By Monica Mitrovic
Brookhaven College will host its annual African-American Read-In at 10:30 a.m. Feb. 14 in the Performance Hall as a celebration of Black History Month.
The purpose of the read-in is to introduce students to African-American literature, Hazel Carlos, an English professor, said in an email to The Courier.
“This year we hope to present poems that speak to the times [and] that demonstrate a continued effort on the part of poets to address issues of their time,” Carlos said.
This year’s theme is Poetry for Our Times. Carlos said she hopes the theme showcases the strength and courage people have displayed throughout history. She also said she hopes the event emphasizes the beauty of language and how influential it can be in pushing people through difficult times.
Brookhaven’s African-American Read-In will carry a special message in response to the current sociopolitical environment, Carlos said. “We begin in slavery and come all the way up to President Obama, communicating a range of emotions, but always with an underlying theme of hope, unity and faith in America and its promises.”
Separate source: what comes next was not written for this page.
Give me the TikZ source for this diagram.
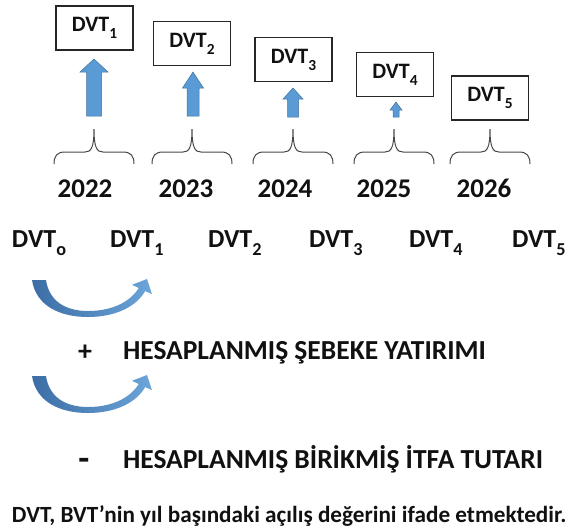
\documentclass[tikz,border=0pt]{standalone}
\usepackage{fontspec}
\setmainfont{Carlito}
\usepackage{graphicx}
\newcommand\sbx[1]{\raisebox{-0.32em}{\scalebox{0.7}{#1}}}
\definecolor{arrblue}{HTML}{5B9BD5}
\definecolor{arredge}{HTML}{41719C}
\definecolor{arrdark}{HTML}{3C6EA5}
\definecolor{txt}{HTML}{111111}
\newcommand\blockarrow[6]{%
  \filldraw[blockarr] (#1,#2) -- (#1+#5,#3) -- (#1+#6,#3) -- (#1+#6,#4) -- (#1-#6,#4) -- (#1-#6,#3) -- (#1-#5,#3) -- cycle;}
\newcommand\ybrace[1]{%
  \draw[bracestyle] (#1-40,164) .. controls (#1-40,156) and (#1-37,152) .. (#1-29,152) -- (#1-9,152) .. controls (#1-3,152) and (#1,148) .. (#1,129) .. controls (#1,148) and (#1+3,152) .. (#1+9,152) -- (#1+29,152) .. controls (#1+37,152) and (#1+40,156) .. (#1+40,164);}
\newcommand\curvedarrow{%
  \shade[curvarr] (32,280) .. controls (36,306) and (60,317) .. (88,317) .. controls (115,317) and (136,307) .. (145.2,291) -- (152,294.3) -- (147,279) -- (132,284.8) -- (138.8,288) .. controls (130,302) and (112,311) .. (88,311) .. controls (64,311) and (49,300) .. (46,280) -- cycle;}
\begin{document}
\begin{tikzpicture}[x=1pt,y=-1pt,
  every node/.style={inner sep=0pt, outer sep=0pt, text=txt},
  dvtbox/.style={draw=black!85, line width=1.1pt, fill=white, minimum width=77pt, minimum height=44pt, font=\bfseries\fontsize{22}{24}\selectfont},
  yearlab/.style={anchor=base, font=\bfseries\fontsize{27}{30}\selectfont},
  dvtlab/.style={anchor=base west, font=\bfseries\fontsize{26}{28}\selectfont},
  linelab/.style={anchor=base west, font=\bfseries\fontsize{27.5}{30}\selectfont},
  signlab/.style={anchor=base, font=\bfseries\fontsize{28}{30}\selectfont},
  notelab/.style={anchor=base west, font=\bfseries\fontsize{23.2}{26}\selectfont},
  blockarr/.style={fill=arrblue, draw=arredge, line width=0.5pt},
  bracestyle/.style={draw=black!72, line width=1pt},
  curvarr/.style={left color=arrdark, right color=arrblue!90, draw=none}
]
\useasboundingbox (0,0) rectangle (568,531);
% boxes
\node[dvtbox] (b1) at (94.5,28) {DVT\sbx{1}};
\node[dvtbox] (b2) at (192,43.5) {DVT\sbx{2}};
\node[dvtbox] (b3) at (293.5,59.5) {DVT\sbx{3}};
\node[dvtbox] (b4) at (395,74.5) {DVT\sbx{4}};
\node[dvtbox] (b5) at (490,98) {DVT\sbx{5}};
% block arrows
\blockarrow{94}{59}{72}{116}{14}{7.5}
\blockarrow{193}{72}{88}{116}{10.5}{6}
\blockarrow{293}{88}{99}{117}{10}{5.5}
\blockarrow{396}{102}{110}{117}{6}{3}
% braces
\ybrace{94}
\ybrace{192}
\ybrace{293}
\ybrace{394}
\ybrace{490}
% years
\node[yearlab] (y1) at (85,197) {2022};
\node[yearlab] (y2) at (186,197) {2023};
\node[yearlab] (y3) at (285,197) {2024};
\node[yearlab] (y4) at (384,197) {2025};
\node[yearlab] (y5) at (484,197) {2026};
% DVT row
\node[dvtlab] (d0) at (12,247) {DVT\sbx{o}};
\node[dvtlab] (d1) at (110,247) {DVT\sbx{1}};
\node[dvtlab] (d2) at (208,247) {DVT\sbx{2}};
\node[dvtlab] (d3) at (309,247) {DVT\sbx{3}};
\node[dvtlab] (d4) at (409,247) {DVT\sbx{4}};
\node[dvtlab] (d5) at (512,247) {DVT\sbx{5}};
% curved arrows
\curvedarrow
\begin{scope}[shift={(0,96)}]
\curvedarrow
\end{scope}
% lines
\node[signlab] (plus) at (85,360) {+};
\node[linelab] (l1) at (123,359) {HESAPLANMIŞ ŞEBEKE YATIRIMI};
\node[signlab, font=\bfseries\fontsize{36}{38}\selectfont] (minus) at (84,470) {-};
\node[linelab] (l2) at (123,468) {HESAPLANMIŞ BİRİKMİŞ İTFA TUTARI};
\node[notelab] (note) at (12,522) {DVT, BVT’nin yıl başındaki açılış değerini ifade etmektedir.};
\end{tikzpicture}
\end{document}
The Dallas African-American Read-In was founded by Carla Ranger, then executive director of Dallas County Community College District’s office of educational partnerships, according to a 2006 district press release.
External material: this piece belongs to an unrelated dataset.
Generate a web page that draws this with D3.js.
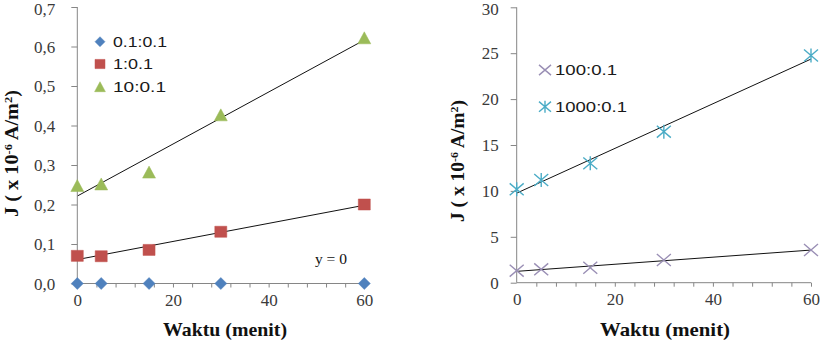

“Through the read-in, we share the joys of literature and the legacy of African-American writers with members of the community, creating a celebration of families and friends based on books, stories, poetry and essays,” Ranger said.
Brookhaven’s program is not limited to poetry readings. Carlos said past African-American Read-Ins presented dance and excerpts from impactful speeches.
During the November 1989 meeting, the Black Caucus of the National Council of Teachers of English accepted a recommendation that the Black Caucus sponsor a nationwide read-in on the first Sunday of February, according to NCTE.org. The idea originated with Dr. Jerrie Cobb Scott, an active member of NCTE and the Black Caucus.
According to NCTE Council Chronicle, “the African-American Read-In is built on the confident belief that a community literary event can inspire diversity, encourage reading among younger generations and promote talented African-American authors.” The goal is for African-American read-ins to eventually become a central part of Black History Month celebrations.